Apesar da resistência brasileira, simbolizada pelo Forte de São Joaquim e pela defesa feita por Joaquim Nabuco em arbitragem internacional, o laudo de 1904, emitido pelo rei da Itália, entregou cerca de 60% da área disputada ao Reino Unido.

O elo com a Questão do Essequibo

A conexão entre as duas disputas é geopolítica e estrutural:

1. Origem comum na expansão britânica: Tanto no Pirara quanto no Essequibo, a lógica foi a mesma: ocupação efetiva e alianças com indígenas, aproveitando o vazio demográfico e as fragilidades de defesa de fronteira.

2. O eixo Rupununi–Essequibo: O Pirara está no mesmo corredor hidrográfico que liga os afluentes do Takutu e Rupununi ao Essequibo. Assim, a perda do Pirara enfraqueceu o Brasil no mesmo tabuleiro onde a Venezuela também enfrentaria litígios contra o Reino Unido.

3. Doutrina internacional do “uti possidetis” e da “ocupação efetiva”: No laudo arbitral do Pirara, prevaleceu a visão de que mapas e títulos históricos não bastavam se não houvesse ocupação contínua. Essa mesma interpretação, inspirada no Congresso de Berlim (1885), é usada até hoje nos debates sobre o Essequibo.

4. Herança para a Venezuela: Se o Brasil perdeu território para a Guiana Britânica, a Venezuela herdou a disputa que se prolonga até hoje na forma da Questão do Essequibo — um litígio que envolve mais de 159 mil km², riquíssimos em recursos naturais.

Consequências geopolíticas

  • Para o Brasil, a perda do Pirara significou encerramento de sua possibilidade de acesso direto ao Atlântico Norte pela bacia do Essequibo.

  • Para a Venezuela, a disputa pelo Essequibo segue viva no século XXI, agora agravada pela descoberta de grandes reservas de petróleo e gás na região.

  • Para a Guiana, primeiro sob o Reino Unido e depois independente, essas disputas consolidaram uma posição estratégica desproporcional ao seu tamanho, servindo como buffer state na Amazônia setentrional.

Conclusão

A Questão do Pirara e a Questão do Essequibo são capítulos distintos de um mesmo processo: o avanço britânico sobre a América do Sul durante o século XIX, baseado em poder naval, diplomacia de arbitragem e uso da doutrina da “ocupação efetiva”. Para o Brasil, a perda foi definitiva; para a Venezuela, o conflito segue aberto.

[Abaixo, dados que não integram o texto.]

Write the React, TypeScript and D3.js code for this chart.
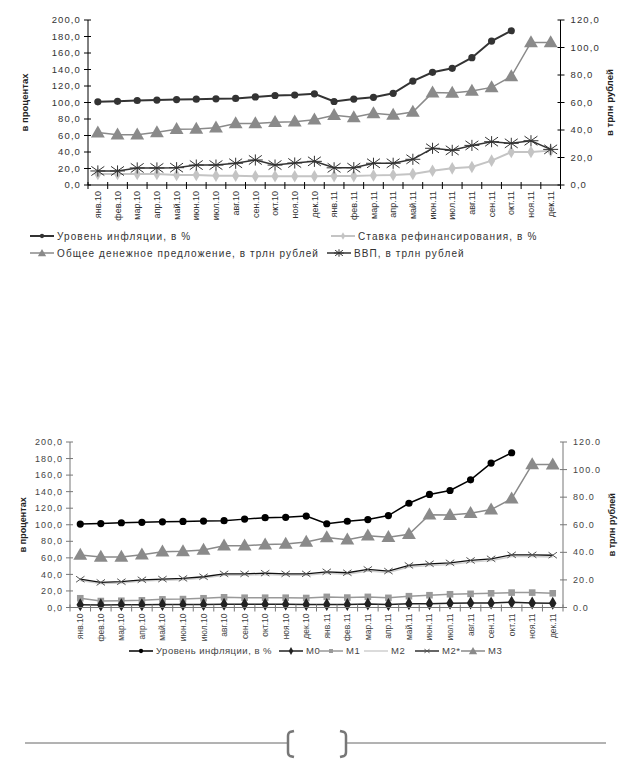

Ambas, porém, revelam como a geopolítica amazônica sempre esteve vinculada ao controle das vias fluviais rumo ao Atlântico Norte e como as potências coloniais exploraram fragilidades das jovens nações sul-americanas.

Bibliografia

  • ALMEIDA, Paulo Roberto de. A diplomacia brasileira e o laudo arbitral de 1904: a Questão do Pirara revisitada. Revista Brasileira de Política Internacional, n. 47, 2004.

  • BETHELL, Leslie (org.). História da América Latina: da Independência até 1870. São Paulo: Edusp, 2001.

  • FAUSTO, Boris. História do Brasil. 12. ed. São Paulo: Edusp, 2021.

  • NABUCO, Joaquim. Escritos e discursos diplomáticos. Rio de Janeiro: Topbooks, 1999.

  • RAMOS, João Daniel. Amazônia e geopolítica: o Pirara e o Essequibo. Manaus: EDUA, 2015.

  • RANGEL, Vicente. La Guayana Esequiba y el Derecho Internacional. Caracas: Editorial Jurídica Venezolana, 2017.

  • SANTOS, Luiz Cláudio Villafañe G. O Brasil entre a América e a Europa: o Império e o interamericanismo. São Paulo: Unesp, 2003.

  • SILVA, Alberto da Costa e. O território e o poder: fronteiras do Brasil. Rio de Janeiro: Nova Fronteira, 2008.